When I was talking about Inception some time back, I was particularly struck by how straightforward the narrative was. You're supposed to end up not quite knowing what's happened, but at any given moment in the movie, you feel like you know what's happening right now. Danny Boyle went another way with Trance, and from about half way into the movie, it's genuinely hard to figure out who's messing with whose head, other than the certainty that Danny Boyle is messing with the audience's head.
The movie starts off in a pretty straightforward way, with a wonderfully minimalist art heist being narrated to us by James McAvoy. About halfway through his matter of fact explanation of how his auction house prevents thefts, even the slowest members of the audience should have realised that he's explaining how he's subverted all the protections so that the theft can happen anyhow. The plot's neat and simple, and a defining moment is how the gang makes sure that the squad of heavies in the van outside can't come and interfere with their work; they back up a G-Wiz electric car to the doors of the van and leave it there. Doors won't open, heavy gang are stuck in the van. You'd think people would anticipate that kind of problem, but in the 1980s, the British army bought an armoured personnel carrier with exit doors that were too heavy to open from inside unless the vehicle was parked nose up and gravity could lend a hand.
Since no movie heist ever goes according to plan, before very long the wheels come off the scheme, as McAvoy double-crosses his accomplices and gets hit so hard on his head that he can't remember the details of the double cross afterwards. The accomplices try torturing the location of the loot of him, but get nowhere, and so they hire a hypnotist to try to hypnotise him into remembering it. And almost immediately, the lines around reality start to get blurry.
Now, I could try to explain the various fakeouts and wheels within wheels, but to do that, I'd have to have some confidence that I knew myself what the hell was happening. It all feels pretty clear at first, but as the hypnotist quietly takes more and more control off the other characters, it gets harder and harder to figure out how much is opportunism, how much is hallucination and how much is a ludicrously impossible deep laid plan.
Like Danny Boyle's first movie, Shallow Grave, Trance is effectively an intricate and deadly dance among three main characters who are all trying to rip the others off. James McAvoy's Simon is plainly completely untrustworthy; not only did he screw his employers by organising a theft on the premises, he then screwed his accomplices by trying to keep the ill-gotten gains for himself. Franck, the criminal kingpin, is plainly mad bad and dangerous to know; on the one hand, he's tortured McAvoy and will probably kill him the minute he gets his hands on the loot; on the other hand, he's being played by Vincent Cassel, who is pretty much the Walton Goggins of France, except not as likely to be playing anyone remotely sane. Rosario Dawson as Elizabeth, the hypnotist, gets scarier and scarier the longer she's on the screen. There are other characters, including poor old Tuppence Middleton in a thankless role as either a passer-by or a hallucination, but the three leads are doing all the heavy lifting, and the movie works because they work so hard; even while it's not making a button of sense. And it's a great looking movie; Boyle has always been good at the visuals, but he holds back from the outright lunacy which made Sunshine feel like a jammed DVD for its climax.
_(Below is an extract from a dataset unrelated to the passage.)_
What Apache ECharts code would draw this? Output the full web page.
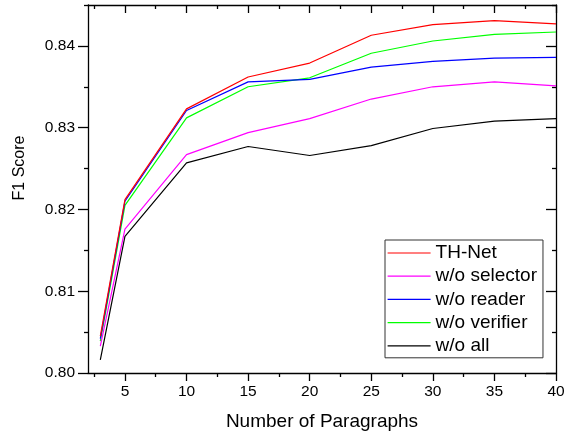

When you get a movie this intentionally confusing, there's always the temptation to believe that it would be worth while to sit down and watch it again, and try to see if there's anything inconspicuous in the early moments which resolves the puzzles of the ending, but with Trance, I suspect that a second viewing would just make the confusion worse. I watched Inception again recently, and was surprised how well it stands up to a second viewing, largely because it balances the complexity of its theme with simplicity in execution. Trance would probably just get more baffling with repeated viewings, as the dreams within dreams start to trip over each other. The early manoeuvres don't make sense when you think about them at the end of the movie, and I've got a feeling that this would only get worse if you watched it again knowing where each character was going to wind up.
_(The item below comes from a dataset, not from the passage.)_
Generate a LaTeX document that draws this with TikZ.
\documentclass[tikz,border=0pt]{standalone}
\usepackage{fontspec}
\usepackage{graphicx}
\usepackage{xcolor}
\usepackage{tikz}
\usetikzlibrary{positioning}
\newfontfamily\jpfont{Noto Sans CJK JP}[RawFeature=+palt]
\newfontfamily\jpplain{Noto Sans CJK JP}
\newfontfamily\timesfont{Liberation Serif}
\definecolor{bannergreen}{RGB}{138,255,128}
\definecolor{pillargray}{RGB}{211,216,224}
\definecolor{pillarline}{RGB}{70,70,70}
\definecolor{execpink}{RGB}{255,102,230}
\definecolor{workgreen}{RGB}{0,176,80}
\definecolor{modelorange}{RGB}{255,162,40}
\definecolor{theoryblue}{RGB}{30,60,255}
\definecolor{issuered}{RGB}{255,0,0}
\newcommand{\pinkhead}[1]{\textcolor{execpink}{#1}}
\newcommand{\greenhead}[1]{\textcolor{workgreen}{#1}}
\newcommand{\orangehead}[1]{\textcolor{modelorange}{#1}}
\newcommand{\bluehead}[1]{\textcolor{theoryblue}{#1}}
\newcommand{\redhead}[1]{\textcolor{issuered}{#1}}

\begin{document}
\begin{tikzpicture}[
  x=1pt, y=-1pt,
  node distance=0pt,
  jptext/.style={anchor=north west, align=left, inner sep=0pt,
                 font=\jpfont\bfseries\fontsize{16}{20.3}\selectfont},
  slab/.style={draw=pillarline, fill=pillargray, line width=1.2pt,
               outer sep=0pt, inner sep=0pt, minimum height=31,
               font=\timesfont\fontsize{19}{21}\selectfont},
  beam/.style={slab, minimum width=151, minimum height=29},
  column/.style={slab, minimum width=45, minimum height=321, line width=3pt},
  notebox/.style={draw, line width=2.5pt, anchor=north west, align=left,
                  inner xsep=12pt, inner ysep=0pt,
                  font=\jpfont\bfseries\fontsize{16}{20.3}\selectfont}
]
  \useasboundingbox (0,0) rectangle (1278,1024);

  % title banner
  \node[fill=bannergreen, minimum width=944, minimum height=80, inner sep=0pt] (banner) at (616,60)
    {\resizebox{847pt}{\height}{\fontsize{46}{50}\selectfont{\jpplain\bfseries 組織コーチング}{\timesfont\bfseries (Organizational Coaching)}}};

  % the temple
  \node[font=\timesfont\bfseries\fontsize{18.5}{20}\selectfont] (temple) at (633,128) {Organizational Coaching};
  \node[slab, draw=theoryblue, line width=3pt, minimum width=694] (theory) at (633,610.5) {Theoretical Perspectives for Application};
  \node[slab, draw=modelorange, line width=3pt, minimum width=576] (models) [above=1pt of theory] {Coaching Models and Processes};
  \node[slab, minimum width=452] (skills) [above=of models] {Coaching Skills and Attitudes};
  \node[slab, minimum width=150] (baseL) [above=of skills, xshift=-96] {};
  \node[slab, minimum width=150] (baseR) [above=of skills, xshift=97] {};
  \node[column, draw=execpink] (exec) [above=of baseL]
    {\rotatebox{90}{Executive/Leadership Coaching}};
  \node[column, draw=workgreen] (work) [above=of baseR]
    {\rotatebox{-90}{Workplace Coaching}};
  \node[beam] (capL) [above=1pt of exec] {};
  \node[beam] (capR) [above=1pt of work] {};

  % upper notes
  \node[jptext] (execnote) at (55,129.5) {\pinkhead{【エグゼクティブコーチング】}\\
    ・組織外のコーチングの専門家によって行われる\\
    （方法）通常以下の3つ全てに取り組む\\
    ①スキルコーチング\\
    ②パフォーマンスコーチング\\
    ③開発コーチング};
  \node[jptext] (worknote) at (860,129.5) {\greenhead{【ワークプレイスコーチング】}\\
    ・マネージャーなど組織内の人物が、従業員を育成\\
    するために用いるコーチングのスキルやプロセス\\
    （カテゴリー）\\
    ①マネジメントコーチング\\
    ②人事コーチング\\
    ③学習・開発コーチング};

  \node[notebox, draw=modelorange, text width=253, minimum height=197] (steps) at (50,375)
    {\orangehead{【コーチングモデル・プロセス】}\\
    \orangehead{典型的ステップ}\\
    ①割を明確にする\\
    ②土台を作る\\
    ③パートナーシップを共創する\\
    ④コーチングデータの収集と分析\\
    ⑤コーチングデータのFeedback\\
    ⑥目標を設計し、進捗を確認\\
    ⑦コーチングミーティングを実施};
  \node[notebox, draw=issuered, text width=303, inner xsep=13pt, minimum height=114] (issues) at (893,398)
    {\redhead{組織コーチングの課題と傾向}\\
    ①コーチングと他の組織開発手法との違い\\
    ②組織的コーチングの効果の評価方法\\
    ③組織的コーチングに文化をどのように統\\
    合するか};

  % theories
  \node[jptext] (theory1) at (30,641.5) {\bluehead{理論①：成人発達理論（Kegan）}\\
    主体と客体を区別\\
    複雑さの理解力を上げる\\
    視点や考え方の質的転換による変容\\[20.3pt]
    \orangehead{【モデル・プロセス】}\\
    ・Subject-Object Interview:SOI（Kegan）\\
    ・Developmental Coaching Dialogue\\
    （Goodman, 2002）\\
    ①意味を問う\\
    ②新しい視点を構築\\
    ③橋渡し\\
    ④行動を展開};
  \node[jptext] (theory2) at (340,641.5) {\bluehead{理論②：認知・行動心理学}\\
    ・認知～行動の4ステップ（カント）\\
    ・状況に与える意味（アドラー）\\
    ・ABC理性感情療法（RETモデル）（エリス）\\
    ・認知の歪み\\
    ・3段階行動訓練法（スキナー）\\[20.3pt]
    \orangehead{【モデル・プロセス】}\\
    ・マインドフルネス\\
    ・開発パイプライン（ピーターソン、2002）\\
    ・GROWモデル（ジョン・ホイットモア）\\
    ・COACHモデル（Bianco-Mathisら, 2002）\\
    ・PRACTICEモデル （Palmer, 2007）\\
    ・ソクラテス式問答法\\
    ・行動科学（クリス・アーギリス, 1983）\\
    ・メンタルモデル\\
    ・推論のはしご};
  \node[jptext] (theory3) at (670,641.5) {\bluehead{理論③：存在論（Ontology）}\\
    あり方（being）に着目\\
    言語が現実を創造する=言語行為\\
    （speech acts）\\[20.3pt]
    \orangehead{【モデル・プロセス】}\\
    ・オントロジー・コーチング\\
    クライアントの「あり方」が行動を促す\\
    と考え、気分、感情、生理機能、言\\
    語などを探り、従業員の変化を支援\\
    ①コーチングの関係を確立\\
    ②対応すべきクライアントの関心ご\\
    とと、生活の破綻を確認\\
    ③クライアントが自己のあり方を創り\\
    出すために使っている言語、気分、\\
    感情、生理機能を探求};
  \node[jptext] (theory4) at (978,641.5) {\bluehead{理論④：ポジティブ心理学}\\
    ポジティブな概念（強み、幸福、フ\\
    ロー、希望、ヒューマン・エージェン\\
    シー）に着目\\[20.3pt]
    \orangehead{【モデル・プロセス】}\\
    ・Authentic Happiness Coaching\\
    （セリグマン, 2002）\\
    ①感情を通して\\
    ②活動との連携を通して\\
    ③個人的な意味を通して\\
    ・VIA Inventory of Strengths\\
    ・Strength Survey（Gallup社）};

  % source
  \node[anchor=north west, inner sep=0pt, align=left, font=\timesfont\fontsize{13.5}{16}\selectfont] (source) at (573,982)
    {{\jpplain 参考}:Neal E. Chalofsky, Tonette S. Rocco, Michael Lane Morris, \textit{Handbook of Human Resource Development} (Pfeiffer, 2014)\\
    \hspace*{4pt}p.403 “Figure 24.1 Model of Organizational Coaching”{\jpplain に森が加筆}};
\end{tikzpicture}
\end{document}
The film does have two really solid set pieces at each end; the robbery at the beginning is tense and perfectly paced, and the final confrontation between Simon, Franck and Elizabeth is a claustrophobic masterpiece and one of the scariest uses of a burning car that I've ever seen in a movie. Trance is a quality product all the way through; it's just that it doesn't make enough sense once the pressure lets up and you get the chance to think about what's been happening.